Cada episódio apresenta uma sequência chamada “Coming to America”
(“Chegando nos Estados Unidos”, em tradução livre), que mostra como
esses seres divinos interagem com humanos. No episódio desse domingo
pudemos ver um vendedor omanense chamado Salim (Omid Abtahi), exaurido
pelos esforços de seu trabalho entediante, abrigar-se da chuva em um
táxi – que por acaso está sendo dirigido por um djinni em forma humana
(interpretado por Mousa Kraish): uma criatura sobrenatural das
mitologias árabes e islâmicas primordiais, também chamada de gênio (como
o da lâmpada). Seus olhos estão em chamas.
Os dois ficam presos no trânsito e começam a jogar conversa fora
sobre suas vidas. Quando Salim tenta acordar o djinni, que adormeceu no
banco do motorista, percebe o que o motorista realmente é ao vislumbrar
seus olhos flamejantes. Sua conversa começa a se tornar mais profunda,
conforme os dois vão descobrindo mais e mais um sobre o outro,
aprisionados no táxi. O djinni brinca que as pessoas sempre pedem para
que ele conceda desejos.
Salim passa para o djinni o número de seu quarto de hotel, e o que
vem a seguir é possivelmente a cena de sexo entre dois homens mais
explícita da televisão. A sequência, no entanto, vai além da mera
excitação; essas são cenas verdadeiramente memoráveis e emocionais.
Pode-se ver a vulnerabilidade exposta na cama de hotel, quando alguém
frágil como Salim encontra outra alma cansada – não importa se
fantástica – e um oferece para o outro algum refúgio em sua solidão.
Isso tudo entre dois gays muçulmanos, uma parte da população
estigmatizada por todos os lados, que mal aparece na televisão
comercial. Sob esse aspecto, até mesmo a escolha de elenco é inovadora.
A intimidade entre homens é algo que tanto a comunidade heterossexual
como a comunidade gay têm dificuldade em retratar com honestidade há
décadas. A comunidade heterossexual padrão despreza nossas vidas
sexuais, e trata nossos desejos como se fossem intrinsecamente
defeituosos. Na vida real isso acontece por consequência do medo que
aflorou com a crise da Aids, e se repete nas telas – como foi possível
conferir quando, recentemente, o diretor Bill Condon revelou que em sua nova versão de A bela e a fera, da Disney, haveria um momento exclusivamente gay, algo que causou reações raivosas em todo mundo conservador.
Na televisão gay apresenta-se o sexo com algo a ser esbanjado de forma temerária, como nas séries Queer As Folk ou, mais recentemente, Looking.
Trata-se do mesmo tipo de imagem hipersexualizada que alimenta as
propagandas de boates e eventos gays: retratos de gostosões sarados e
corpos musculosos, com foco na glória estética.
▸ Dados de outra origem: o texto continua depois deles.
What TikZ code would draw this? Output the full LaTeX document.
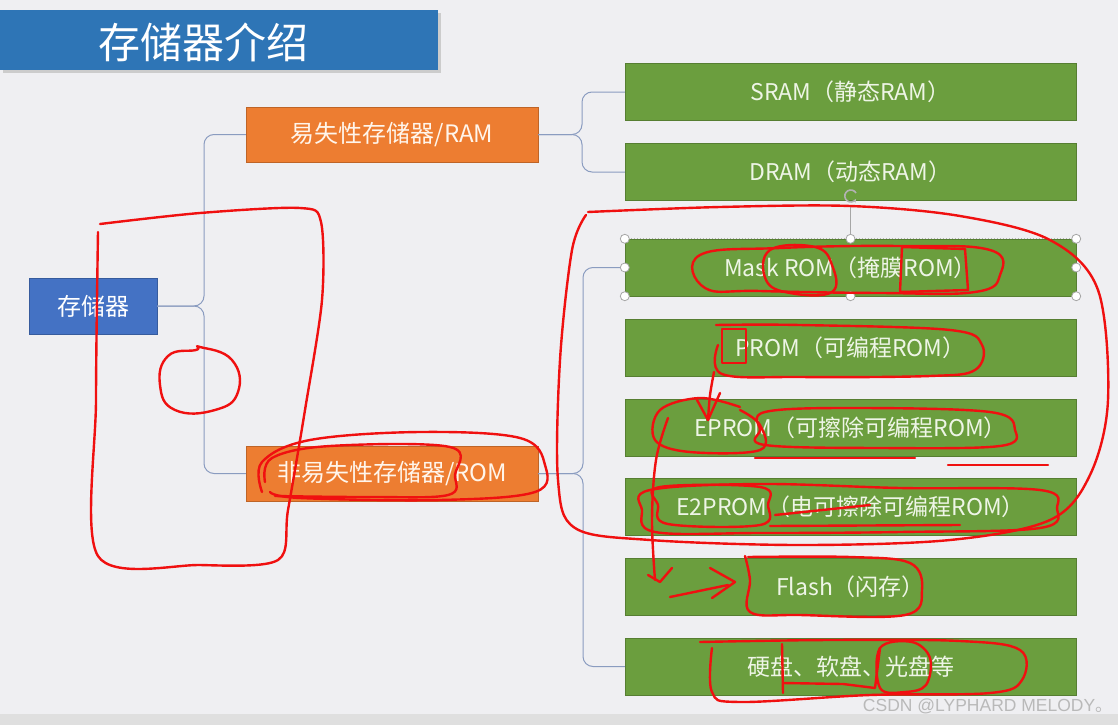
\documentclass[tikz,border=0pt]{standalone}
\usepackage{fontspec}
\setmainfont{Noto Sans CJK SC}
\newfontfamily\wmfont{Liberation Sans}
\usetikzlibrary{arrows.meta}
\definecolor{bgc}{HTML}{EFEFF2}
\definecolor{titleblue}{HTML}{2E75B6}
\definecolor{rootblue}{HTML}{4472C4}
\definecolor{orangec}{HTML}{ED7D31}
\definecolor{greenc}{HTML}{6B9E3E}
\definecolor{greentext}{HTML}{EEF5E6}
\definecolor{connc}{HTML}{8A9CC0}
\definecolor{redink}{HTML}{F01010}
\tikzset{
  greenbox/.style={draw=greenc!80!black,fill=greenc,minimum width=451pt,minimum height=57pt,inner sep=0pt,text=greentext,font=\fontsize{23}{27}\selectfont},
  orangebox/.style={draw=orangec!80!black,fill=orangec,minimum width=292pt,minimum height=55pt,inner sep=0pt,text=white!92!orange,font=\fontsize{24}{28}\selectfont},
  conn/.style={draw=connc,line width=1pt,rounded corners=10pt},
  handle/.style={circle,draw=gray!70,fill=white,line width=0.8pt,minimum size=9pt,inner sep=0pt},
  ink/.style={draw=redink,line width=2.4pt,line cap=round,line join=round}
}
\begin{document}
\begin{tikzpicture}[x=1pt,y=-1pt]
\fill[bgc] (0,0) rectangle (1118,725);
\useasboundingbox (0,0) rectangle (1118,725);
\fill[gray!25] (0,714) rectangle (1118,725);
% title
\fill[gray!40] (3,13) rectangle (441,73);
\node[fill=titleblue,minimum width=438pt,minimum height=60pt,inner sep=0pt] (title) at (219,40) {};
\node[text=white,font=\fontsize{42}{48}\selectfont,anchor=center] (titletext) at (203,42) {存储器介绍};
% root
\node[draw=rootblue!80!black,fill=rootblue,minimum width=128pt,minimum height=56pt,inner sep=0pt,text=white,font=\fontsize{24}{28}\selectfont] (root) at (93,306) {存储器};
% orange
\node[orangebox] (ram) at (392,134.5) {易失性存储器/RAM};
\node[orangebox] (rom) at (392,473.5) {非易失性存储器/ROM};
% green
\node[greenbox] (sram) at (850.5,92) {SRAM（静态RAM）};
\node[greenbox] (dram) at (850.5,172) {DRAM（动态RAM）};
\node[greenbox] (mask) at (850.5,267.5) {Mask ROM（掩膜ROM）};
\node[greenbox] (prom) at (850.5,348) {PROM（可编程ROM）};
\node[greenbox] (eprom) at (850.5,427.5) {EPROM（可擦除可编程ROM）};
\node[greenbox] (eeprom) at (850.5,506.5) {E2PROM（电可擦除可编程ROM）};
\node[greenbox] (flash) at (850.5,586.5) {Flash（闪存）};
\node[greenbox] (disk) at (850.5,666.5) {硬盘、软盘、光盘等};
% connectors
\draw[conn] (root.east) -- (204,306) |- (ram.west);
\draw[conn] (root.east) -- (204,306) |- (rom.west);
\draw[conn] (ram.east) -- (582,134.5) |- (sram.west);
\draw[conn] (ram.east) -- (582,134.5) |- (dram.west);
\draw[conn] (rom.east) -- (583,473.5) |- (mask.west);
\draw[conn] (rom.east) -- (583,473.5) |- (disk.west);
% selection handles on Mask ROM
\draw[gray!60,dotted,line width=1pt] (mask.north west) -- (mask.north east);
\draw[gray!70,line width=0.8pt] (850.5,205) -- (mask.north);
\draw[gray!60,line width=1.6pt,-{Stealth[length=4pt]}] (856,193) arc[start angle=30,end angle=330,radius=6pt];
\foreach \a in {north west,north,north east,west,east,south west,south,south east}
  \node[handle] at (mask.\a) {};
% watermark
\node[anchor=east,text=gray!55,font=\fontsize{17.5}{20}\selectfont,inner sep=0pt] (wm) at (1113,706) {{\wmfont CSDN @LYPHARD MELODY}。};
% red annotations
\draw[ink] plot[smooth,tension=0.5] coordinates {(100,224) (200,213) (300,208) (321,222) (322,300) (305,410) (288,510) (278,560) (200,565) (98,556) (96,400) (98,232)};
\draw[ink] plot[smooth cycle,tension=0.8] coordinates {(200,347) (232,360) (238,392) (215,410) (175,410) (160,385) (168,356) (196,350)};
\draw[ink] plot[smooth,tension=0.6] coordinates {(262,492) (262,462) (310,440) (420,432) (520,438) (545,465) (535,492) (440,500) (300,498) (270,492)};
\draw[ink] plot[smooth,tension=0.6] coordinates {(265,482) (272,458) (330,446) (450,447) (455,475) (448,495) (370,497) (275,496)};
\draw[ink] plot[smooth,tension=0.55] coordinates {(588,212) (720,207) (850,206) (960,216) (1050,240) (1098,290) (1108,400) (1090,475) (1050,520) (950,540) (800,545) (650,540) (575,528) (558,480) (560,360) (572,250) (586,215)};
% Mask ROM loops
\draw[ink] plot[smooth cycle,tension=0.7] coordinates {(700,255) (780,248) (900,246) (990,250) (1000,275) (975,292) (880,293) (760,291) (705,288)};
\draw[ink] plot[smooth cycle,tension=0.7] coordinates {(770,250) (815,247) (832,265) (832,292) (790,293) (766,280)};
\draw[ink] (902,247) -- (900,292) (902,247) -- (965,249) -- (968,290) -- (900,292);
% PROM
\draw[ink] plot[smooth,tension=0.6] coordinates {(716,325) (800,325) (950,330) (982,345) (975,370) (930,376) (800,377) (722,374) (718,345)};
\draw[ink] (722,329) rectangle (746,363);
\draw[ink] plot[smooth,tension=0.5] coordinates {(714,372) (710,395) (708,420)};
\draw[ink] (697,400) -- (708,420) -- (720,393);
% EPROM
\draw[ink] plot[smooth,tension=0.6] coordinates {(740,407) (700,398) (660,410) (655,440) (690,452) (760,450) (760,425) (740,410)};
\draw[ink] plot[smooth cycle,tension=0.6] coordinates {(765,412) (850,408) (990,412) (1015,430) (1000,446) (880,448) (765,445) (760,430)};
\draw[ink] (755,458) -- (915,458);
\draw[ink] (948,465) -- (1048,465);
\draw[ink] plot[smooth,tension=0.6] coordinates {(668,418) (656,460) (652,520) (655,580)};
% E2PROM
\draw[ink] plot[smooth cycle,tension=0.6] coordinates {(650,490) (760,484) (900,488) (1040,490) (1057,508) (1040,528) (900,532) (760,533) (655,532) (642,510)};
\draw[ink] plot[smooth cycle,tension=0.6] coordinates {(660,487) (760,487) (768,505) (760,525) (668,524) (658,505)};
\draw[ink] (775,515) -- (870,505);
\draw[ink] (770,526) -- (960,525);
% Flash
\draw[ink] (648,575) -- (660,582) -- (672,568);
\draw[ink] (670,597) -- (728,585);
\draw[ink] (710,568) -- (735,582) -- (712,598);
\draw[ink] plot[smooth,tension=0.6] coordinates {(745,556) (750,580) (750,612) (800,615) (905,615) (922,590) (910,563) (850,557) (748,557)};
% disk
\draw[ink] plot[smooth,tension=0.6] coordinates {(700,642) (830,640) (960,641) (1020,650) (1022,680) (990,693) (870,695) (740,702) (712,692) (712,648)};
\draw[ink] (782,644) -- (783,693) (783,683) -- (843,684) -- (875,688) -- (880,648);
\draw[ink] plot[smooth cycle,tension=0.6] coordinates {(880,648) (912,642) (930,658) (926,685) (905,692) (880,688)};
\end{tikzpicture}
\end{document}
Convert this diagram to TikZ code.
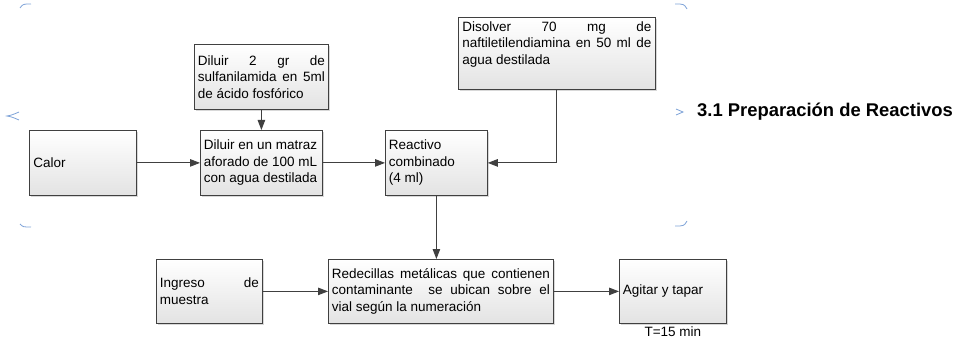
\documentclass[tikz,border=0pt]{standalone}
\usepackage{fontspec}
\setmainfont{Liberation Sans}
\usetikzlibrary{arrows.meta,shadows}
\definecolor{edgegray}{HTML}{404040}
\definecolor{bracecol}{HTML}{7FA3D8}
\tikzset{
 boxnode/.style={draw=edgegray, line width=0.8pt, top color=white, bottom color=black!11,
   drop shadow={shadow xshift=1.3pt, shadow yshift=-1.3pt, fill=black!30, opacity=0.5},
   anchor=north west, inner sep=0pt, font=\fontsize{13.5}{16.5}\selectfont, align=justify},
 flow/.style={draw=edgegray, line width=0.9pt, -{Triangle[length=10pt,width=7.5pt]}},
 bracemark/.style={draw=bracecol, line width=0.8pt},
}
\begin{document}
\begin{tikzpicture}[x=1pt,y=-1pt]
\useasboundingbox (0,0) rectangle (958,339);
% boxes
\node[boxnode, minimum width=107pt, minimum height=65pt, text width=99pt] (calor) at (29,130) {Calor};
\node[boxnode, minimum width=134pt, minimum height=65pt, text width=127pt] (sulf) at (194,44)
  {Diluir 2 gr de\linebreak sulfanilamida en 5ml\linebreak de ácido fosfórico};
\node[boxnode, minimum width=122pt, minimum height=65pt, text width=115pt] (dil) at (200,130)
  {Diluir en un matraz\\ aforado de 100 mL\\ con agua destilada};
\node[boxnode, minimum width=102pt, minimum height=65pt, text width=95pt] (reac) at (385,130)
  {Reactivo\\ combinado\\ (4 ml)};
\node[boxnode, minimum width=197pt, minimum height=72pt, text width=189pt] (disol) at (458,17)
  {Disolver 70 mg de\linebreak naftiletilendiamina en 50 ml de\linebreak agua destilada\\ \strut};
\node[boxnode, minimum width=106pt, minimum height=64pt, text width=99pt] (ing) at (156,259)
  {Ingreso de\linebreak muestra};
\node[boxnode, minimum width=225pt, minimum height=64pt, text width=218pt] (rede) at (328,259)
  {Redecillas metálicas que contienen\linebreak contaminante\ \ se ubican sobre el\linebreak vial según la numeración};
\node[boxnode, minimum width=107pt, minimum height=64pt, text width=100pt] (agit) at (619,259)
  {Agitar y tapar};
% labels
\node[anchor=base, inner sep=0pt, font=\fontsize{13.5}{16.5}\selectfont] (tmin) at ([yshift=-12.5pt]agit.south) {T=15 min};
\node[anchor=west, inner sep=0pt, font=\bfseries\fontsize{18.4}{22}\selectfont] (title) at (697,112) {3.1 Preparación de Reactivos};
% connectors
\draw[flow] (calor.east) -- (dil.west);
\draw[flow] (dil.east) -- (reac.west);
\draw[flow] (sulf.south) -- (dil.north);
\draw[flow] (disol.south) |- (reac.east);
\draw[flow] (reac.south) -- (reac.south |- rede.north);
\draw[flow] (ing.east) -- (rede.west);
\draw[flow] (rede.east) -- (agit.west);
% brace fragments
\draw[bracemark] (20,8) .. controls (23,4) .. (31,4);
\draw[bracemark] (19,112) .. controls (12,115) .. (7,116) .. controls (12,117) .. (19,120);
\draw[bracemark] (20,224) .. controls (23,227) .. (31,227);
\draw[bracemark] (675,4) .. controls (684,4) .. (687,9);
\draw[bracemark] (675,226) .. controls (684,226) .. (687,221);
\draw[bracemark] (676,109) .. controls (680,111) .. (683,112) .. controls (680,113) .. (676,115);
\end{tikzpicture}
\end{document}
Em nossa luta para
conquistar a liberdade de sermos sexuais, e em nossa vontade de desafiar
os papeis a que nos relega a sociedade, trocamos a sensibilidade pela
eroticidade, e preferimos a sensualidade à empatia – deixando de lado às
vezes até nossas almas.
Razão pela qual as cenas de American Gods entre Salim e o
djinni vai muito além do que se costuma oferecer; elas recolhem uma
série de tabus e os transforma numa sequência de dez minutos que,
literalmente, eleva os dois homens aos céus durante o ato sexual, e que
realiza aqueles desejos que todos temos – desejos de amor incondicional e
conforto.
“Eu não realizo desejos”, diz o djinni. Salim apenas responde: “Realiza sim”.
Quando se transmite para milhões de pessoas esse tipo de intimidade
entre dois homens, demonstra-se que as maneiras de se retratar o sexo
gay podem ser revistas. Que o sexo entre dois homens – mesmo entre dois
desconhecidos – pode ser carinhoso, amoroso e vulnerável como qualquer
outra relação sexual, no conforto de uma cama calorosa.